After watching the dotty ScalaDays lectures, I was thinking about implicit conversions and their “evilness”, also considering Multiversal Equality and this dotty PR.
For an infix expression, I think the good use-case for implicit conversions, is that I have a concrete left-hand-side expression and if the right-hand-side type does not fit, an implicit conversion can try to make it fit. However changing the left-hand-side to make the conversion fit, is what I think creates the major problem with implicit conversions.
Let’s assume I have an Int to String widening implicit conversion in scope. Currently,
I suspect the scenario where this is most problematic is the one in this thread:
In general, given def ===[A](v1 : A, v2: A): Boolean = ..., inverse conversions from A to B and from B to A, and variables a : A and b : B, what does a === b mean?
Overall, I suspect an actual linter/compiler warning/error for such inverse conversions might be a better goal. But I wouldn’t know right away how to specify when to give this warning, if the conversions are more generic, so it’s not obvious how to achieve this goal.
I can demonstrate a viable two-way conversion use-case.
I’m a contributor to the singleton-ops library. The libray enables us to express literal type operations, and additionally we have equivalence in value, meaning:
val a : 3 = implicitly[2+1] //+ is an Infix type alias of a singleton operation
val b : 2 + 1 = 3
val c : 3 + 0 = implicitly[2+1]
To achieve the above I have the following implicit conversions in place:
Int with Singleton to Op (Op is a singleton-operation composition)
Op to Int with Singleton
Op to Op
The conversions take place if the actual value is equal (there is an implicit check).
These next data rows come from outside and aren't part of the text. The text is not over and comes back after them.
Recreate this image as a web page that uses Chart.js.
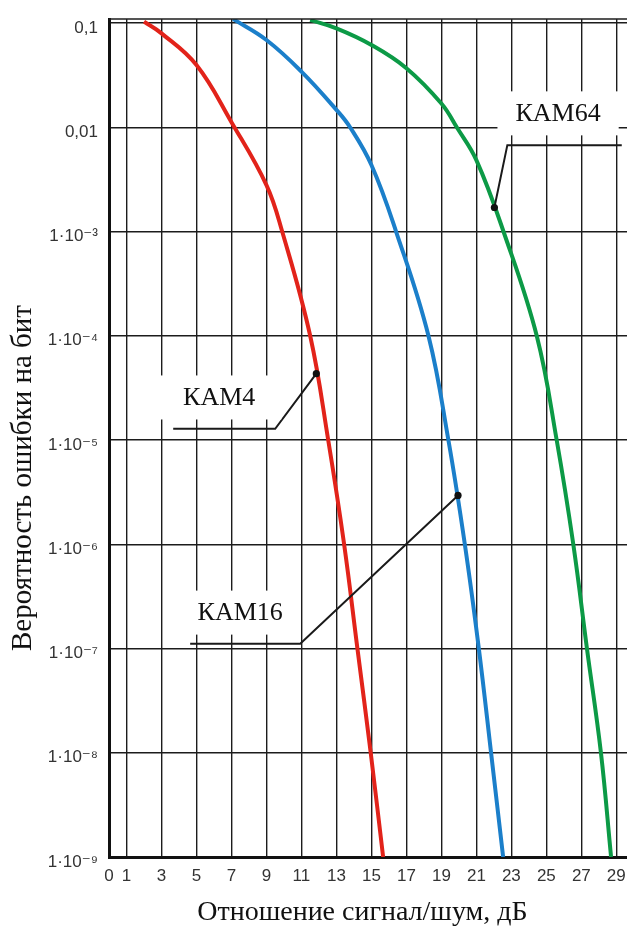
<!DOCTYPE html>
<html lang="ru">
<head>
<meta charset="utf-8">
<title>Вероятность ошибки на бит</title>
<script src="https://cdn.jsdelivr.net/npm/chart.js@4.4.1/dist/chart.umd.min.js"></script>
<style>
  html, body { margin: 0; padding: 0; background: #fff; }
  canvas { display: block; }
</style>
</head>
<body>
<canvas id="ber" width="627" height="926"></canvas>
<script>
const RED   = '#e2231a';
const BLUE  = '#1b7fca';
const GREEN = '#0c9a46';
const GRID  = '#1c1c1c';
const TICK  = '#333';
const SERIF = '"Liberation Serif", "Times New Roman", serif';
const SANS  = '"Liberation Sans", "DejaVu Sans", Arial, sans-serif';

// axes
const snrTicks = [0, 1, 3, 5, 7, 9, 11, 13, 15, 17, 19, 21, 23, 25, 27, 29];
const berTicks = [1e-9, 1e-8, 1e-7, 1e-6, 1e-5, 1e-4, 1e-3, 0.01, 0.1];
const berTickLabels = ['1·10⁻⁹', '1·10⁻⁸', '1·10⁻⁷', '1·10⁻⁶', '1·10⁻⁵', '1·10⁻⁴', '1·10⁻³', '0,01', '0,1'];

// КАМ4
const kam4Snr = [2.0, 3.0, 5.0, 7.0, 9.0, 9.9, 11.5, 12.53, 13.44, 14.2, 14.96, 15.67];
const kam4Ber = [0.103, 0.0796, 0.0395, 0.0112, 0.00279, 1.0e-3, 1.0e-4, 1.0e-5, 1.0e-6, 1.0e-7, 1.0e-8, 1.0e-9];

// КАМ16
const kam16Snr = [7.1, 9.0, 11.0, 13.0, 13.78, 15.0, 16.41, 18.26, 19.4, 20.34, 21.14, 21.84, 22.53];
const kam16Ber = [0.109, 0.0687, 0.0342, 0.0147, 0.0100, 0.00434, 1.0e-3, 1.0e-4, 1.0e-5, 1.0e-6, 1.0e-7, 1.0e-8, 1.0e-9];

// КАМ64
const kam64Snr = [11.5, 13.0, 15.0, 17.0, 19.0, 19.88, 21.0, 22.55, 24.45, 25.59, 26.54, 27.32, 28.12, 28.7];
const kam64Ber = [0.107, 0.089, 0.0617, 0.0369, 0.0169, 0.0100, 0.00484, 1.0e-3, 1.0e-4, 1.0e-5, 1.0e-6, 1.0e-7, 1.0e-8, 1.0e-9];

// callouts: label centre, point on curve, elbow of the leader, free end of the leader (snr)
const callouts = [
  { text: 'КАМ4',  at: [6.3, 2.56e-5],   dot: [11.85, 4.33e-5], elbow: [9.5, 1.28e-5],   tail: 3.67,  pad: 26 },
  { text: 'КАМ16', at: [7.5, 2.21e-7],   dot: [19.95, 2.94e-6], elbow: [10.93, 1.11e-7], tail: 4.64,  pad: 10 },
  { text: 'КАМ64', at: [25.67, 0.0136],  dot: [22.03, 1.7e-3],  elbow: [22.77, 6.74e-3], tail: 29.31, pad: 18 },
];

const pts = (xs, ys) => xs.map((x, i) => ({ x, y: ys[i] }));

const curve = (data, color) => ({
  data, borderColor: color, borderWidth: 4, pointRadius: 0, tension: 0.4, fill: false,
});

const calloutPlugin = {
  id: 'callouts',
  afterDatasetsDraw(chart) {
    const { ctx, scales: { x, y }, chartArea } = chart;
    const px = v => x.getPixelForValue(v);
    const py = v => y.getPixelForValue(v);
    ctx.save();
    // double line at the top
    ctx.strokeStyle = GRID; ctx.lineWidth = 1.4;
    ctx.beginPath(); ctx.moveTo(chartArea.left, chartArea.top); ctx.lineTo(chartArea.right, chartArea.top); ctx.stroke();

    ctx.font = '26px ' + SERIF;
    callouts.forEach(c => {
      ctx.strokeStyle = '#1a1a1a'; ctx.lineWidth = 2;
      ctx.beginPath();
      ctx.moveTo(px(c.tail), py(c.elbow[1]));
      ctx.lineTo(px(c.elbow[0]), py(c.elbow[1]));
      ctx.lineTo(px(c.dot[0]), py(c.dot[1]));
      ctx.stroke();
      ctx.fillStyle = '#111';
      ctx.beginPath(); ctx.arc(px(c.dot[0]), py(c.dot[1]), 3.6, 0, Math.PI * 2); ctx.fill();

      const w = ctx.measureText(c.text).width;
      const tx = px(c.at[0]), ty = py(c.at[1]);
      ctx.fillStyle = '#fff';
      ctx.fillRect(tx - w / 2 - c.pad, ty - 22, w + 2 * c.pad, 44);
      ctx.fillStyle = '#111'; ctx.textAlign = 'center'; ctx.textBaseline = 'middle';
      ctx.fillText(c.text, tx, ty + 1);
    });
    ctx.restore();
  },
  afterDraw(chart) {
    const { ctx, width, height } = chart;
    ctx.save();
    ctx.fillStyle = '#111'; ctx.textAlign = 'center'; ctx.textBaseline = 'middle';
    ctx.font = '28px ' + SERIF;
    ctx.fillText('Отношение сигнал/шум, дБ', width * 0.578, height - 13);
    ctx.translate(23, 478);
    ctx.rotate(-Math.PI / 2);
    ctx.font = '29px ' + SERIF;
    ctx.fillText('Вероятность ошибки на бит', 0, 0);
    ctx.restore();
  },
};

new Chart(document.getElementById('ber'), {
  type: 'line',
  data: {
    datasets: [
      curve(pts(kam4Snr, kam4Ber), RED),
      curve(pts(kam16Snr, kam16Ber), BLUE),
      curve(pts(kam64Snr, kam64Ber), GREEN),
    ],
  },
  options: {
    responsive: false, animation: false, devicePixelRatio: 1,
    layout: { padding: { top: 19, right: 0, left: 0, bottom: 0 } },
    plugins: { legend: { display: false }, tooltip: { enabled: false } },
    scales: {
      x: {
        type: 'linear', min: 0, max: 29.61,
        afterBuildTicks: s => { s.ticks = snrTicks.map(value => ({ value })); },
        afterFit: s => { s.height = 69; s.paddingLeft = 0; s.paddingRight = 0; },
        grid: { color: GRID, lineWidth: 1.4, drawTicks: false },
        border: { color: '#111', width: 3 },
        ticks: { autoSkip: false, maxRotation: 0, padding: 9, color: TICK, font: { family: SANS, size: 17 } },
      },
      y: {
        type: 'logarithmic', min: 1e-9, max: 0.1093,
        afterBuildTicks: s => { s.ticks = berTicks.map(value => ({ value })); },
        afterFit: s => { s.width = 109; s.paddingTop = 0; s.paddingBottom = 0; },
        grid: { color: GRID, lineWidth: 1.4, drawTicks: false },
        border: { color: '#111', width: 3 },
        ticks: {
          autoSkip: false, padding: 11, labelOffset: 5, color: TICK, font: { family: SANS, size: 17 },
          callback: (v, i) => berTickLabels[i],
        },
      },
    },
  },
  plugins: [calloutPlugin],
});
</script>
</body>
</html>
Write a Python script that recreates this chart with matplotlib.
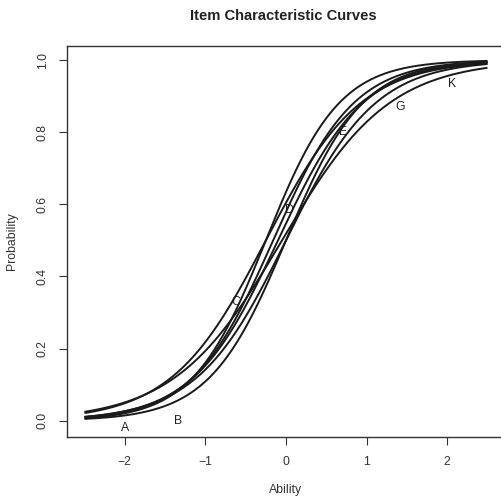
import numpy as np
import matplotlib
matplotlib.use("Agg")
import matplotlib.pyplot as plt

plt.rcParams['font.family'] = ['Liberation Sans', 'DejaVu Sans']

# Item parameters (2PL logistic): discrimination a, difficulty b
items = ["A", "B", "C", "D", "E", "G", "K"]
a_params = [1.5, 2.1, 1.7, 1.9, 1.8, 2.2, 2.0]
b_params = [-0.05, 0.00, -0.25, -0.10, 0.00, -0.25, -0.16]

# Label positions (ability, probability)
label_x = [-2.0, -1.34, -0.62, 0.04, 0.71, 1.41, 2.06]
label_y = [-0.02, 0.0, 0.33, 0.585, 0.80, 0.87, 0.935]

x_ticks = [-2, -1, 0, 1, 2]
y_ticks = [0.0, 0.2, 0.4, 0.6, 0.8, 1.0]

theta = np.linspace(-2.5, 2.5, 400)

fig = plt.figure(figsize=(5.01, 5.01), dpi=100)
ax = fig.add_axes([67/501, (501-437)/501, 437/501, (437-46)/501])

for a, b in zip(a_params, b_params):
    p = 1.0 / (1.0 + np.exp(-a * (theta - b)))
    ax.plot(theta, p, color="#1a1a1a", lw=1.4, zorder=3, solid_capstyle="butt")

for lab, lx, ly in zip(items, label_x, label_y):
    ax.text(lx, ly, lab, ha="center", va="center", fontsize=8.8,
            color="#222222", zorder=2)

ax.set_xlim(-2.717, 2.705)
ax.set_ylim(-0.045, 1.039)
ax.set_xticks(x_ticks)
ax.set_xticklabels([("\u2212" + str(-t)) if t < 0 else str(t) for t in x_ticks])
ax.set_yticks(y_ticks)
ax.set_yticklabels([f"{t:.1f}" for t in y_ticks], rotation=90, va="center")
ax.tick_params(direction="out", length=6, width=0.8, labelsize=8.8,
               colors="#333333")
ax.tick_params(axis="x", pad=8)
ax.tick_params(axis="y", pad=7)
for s in ax.spines.values():
    s.set_linewidth(1.0)
    s.set_color("#333333")

fig.text(286/501, 1 - 490/501, "Ability", ha="center", va="center",
         fontsize=8.8, color="#333333")
fig.text(12/501, 1 - 241/501, "Probability", ha="center", va="center",
         rotation=90, fontsize=8.8, color="#333333")
fig.text(283/501, 1 - 16/501, "Item Characteristic Curves", ha="center",
         va="center", fontsize=10.6, fontweight="bold", color="#222222")

fig.savefig("out.png", dpi=100, facecolor="white")
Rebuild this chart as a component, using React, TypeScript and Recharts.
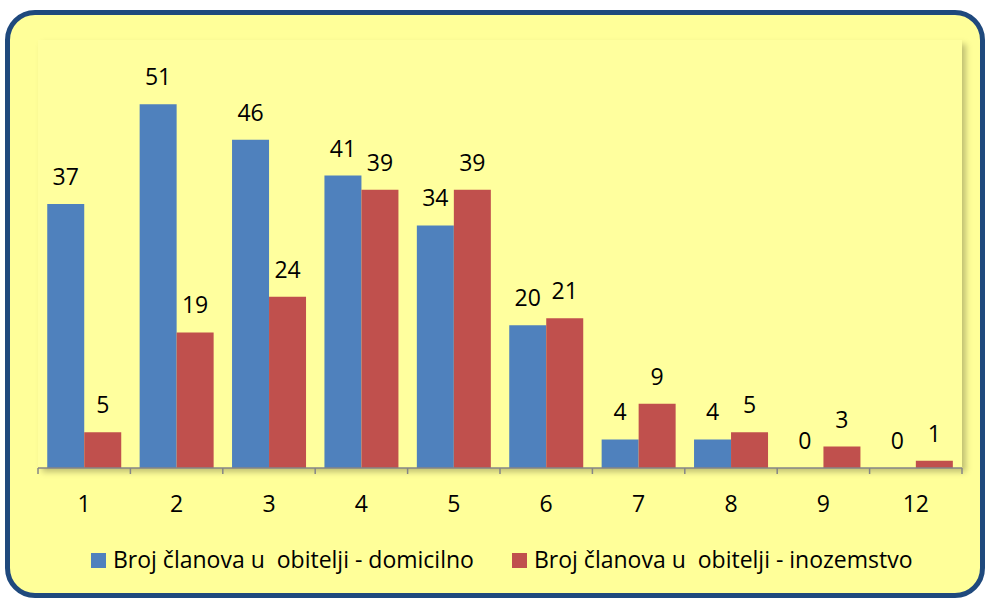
import React from 'react';
import { BarChart, Bar, XAxis, YAxis, LabelList } from 'recharts';

const categories = ['1', '2', '3', '4', '5', '6', '7', '8', '9', '12'];
const domicilno = [37, 51, 46, 41, 34, 20, 4, 4, 0, 0];
const inozemstvo = [5, 19, 24, 39, 39, 21, 9, 5, 3, 1];

const seriesNames = {
  domicilno: 'Broj članova u  obitelji - domicilno',
  inozemstvo: 'Broj članova u  obitelji - inozemstvo',
};

const data = categories.map((c, i) => ({
  cat: c,
  domicilno: domicilno[i],
  inozemstvo: inozemstvo[i],
}));

const BLUE = '#4F81BD';
const RED = '#C0504D';
const FONT = '"Open Sans", Lato, sans-serif';

const W = 990;
const H = 603;
const margin = { top: 40, right: 28, bottom: 40, left: 38 };
const AXIS_H = 95;
const axisY = H - margin.bottom - AXIS_H;
const band = (W - margin.left - margin.right) / categories.length;

// tick marks sit between categories, not under them
function CatTick(props: any) {
  const { x, payload, index } = props;
  const last = index === categories.length - 1;
  return (
    <g>
      <line x1={x - band / 2} x2={x - band / 2} y1={axisY} y2={axisY + 6} stroke="#868686" strokeWidth={1.5} />
      {last && (
        <line x1={x + band / 2} x2={x + band / 2} y1={axisY} y2={axisY + 6} stroke="#868686" strokeWidth={1.5} />
      )}
      <text x={x} y={axisY + 44} textAnchor="middle" fontSize={23} fontFamily={FONT} fill="#000">
        {payload.value}
      </text>
    </g>
  );
}

function LegendBox() {
  const items = [
    { color: BLUE, label: seriesNames.domicilno, x: 91 },
    { color: RED, label: seriesNames.inozemstvo, x: 512 },
  ];
  return (
    <svg width={W} height={60} style={{ position: 'absolute', left: 0, top: 530 }}>
      {items.map((it) => (
        <g key={it.label}>
          <rect x={it.x} y={23} width={15} height={15} fill={it.color} />
          <text x={it.x + 22} y={38} fontSize={23} fontFamily={FONT} fill="#000" style={{ whiteSpace: 'pre' }}>
            {it.label}
          </text>
        </g>
      ))}
    </svg>
  );
}

export default function App() {
  return (
    <div style={{ position: 'absolute', left: 0, top: 0, width: W, height: H, background: '#fff', fontFamily: FONT }}>
      <div
        style={{
          position: 'absolute',
          left: 5,
          top: 10,
          width: 980,
          height: 588,
          boxSizing: 'border-box',
          border: '5px solid #1F497D',
          borderRadius: 30,
          background: '#FFFF99',
        }}
      />
      <div
        style={{
          position: 'absolute',
          left: margin.left,
          top: margin.top,
          width: W - margin.left - margin.right,
          height: axisY - margin.top,
          background: '#FFFF9E',
          boxShadow: '4px 4px 6px rgba(0,0,0,0.25)',
        }}
      />
      <BarChart
        width={W}
        height={H}
        data={data}
        margin={margin}
        barCategoryGap="10%"
        barGap={0}
        style={{ position: 'absolute', left: 0, top: 0 }}
      >
        <XAxis
          dataKey="cat"
          height={AXIS_H}
          axisLine={{ stroke: '#868686', strokeWidth: 1.5 }}
          tickLine={false}
          tick={<CatTick />}
          interval={0}
        />
        <YAxis hide domain={[0, 60]} />
        <Bar dataKey="domicilno" name={seriesNames.domicilno} fill={BLUE} minPointSize={0.01} isAnimationActive={false}>
          <LabelList dataKey="domicilno" position="top" offset={19} fontSize={23} fontFamily={FONT} fill="#000" />
        </Bar>
        <Bar dataKey="inozemstvo" name={seriesNames.inozemstvo} fill={RED} isAnimationActive={false}>
          <LabelList dataKey="inozemstvo" position="top" offset={19} fontSize={23} fontFamily={FONT} fill="#000" />
        </Bar>
      </BarChart>
      <LegendBox />
    </div>
  );
}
I currently don’t have a === in place for Op, but I would imagine a === b would fail due to ambiguity.
Disabling two-way conversion will cripple this library drastically.
Very well — I shouldn’t be surprised there’s a good use case. I’m not an expert in that library but I remember it’s a serious effort. I’m sure many rely on LHS conversions and I’m not sure all uses can be converted to implicit classes; that’s not a real argument without examples, but it suggests to me caution.
Incidentally, an implicit Int=>String won’t let you write 1 + "Some" if Int has a + method with no String overload. So Int is not a good example (there is no implicit conversion involved at all). And (1: Any) + "Some" works without your conversion because there’s already a conversion called any2stringadd, which is actually providing + as an extension.
Extension methods work just like any implicit conversion – the expected type does not match the actual type without it – except that the “expected type” is a structural type (in this case “something having a + method etc.”). At least that is what the error messages imply.
If you were to hide any2stringadd and instead have an implicit Any=>String, it would work with the same principle – the compiler is not somehow looking for a String type, but rather is looking for "something that has a def +(String) method. If you eliminate that you eliminate all extension methods.
Unless you want to write a new proposal for how extension methods should work…
This proposal refers to implicit conversions using definitions and not implicit classes that are used to enhance a concrete left-hand-side expression.
I know implicit classes are sort-of-sugar over implicit methods… except they already aren’t just sugar. Again, I’m not sure about the original issue…
Also, even with the restriction to implicit classes on the LHS, you can create ambiguous cycles, it’s just harder to do by accident: you need to use your implicit class as a type in other code, and create implicit conversions from the implicit class. But (I think) that’s unusual, and since implicit classes declare clearly their role it should be easier to create an inspection flagging such scenarios.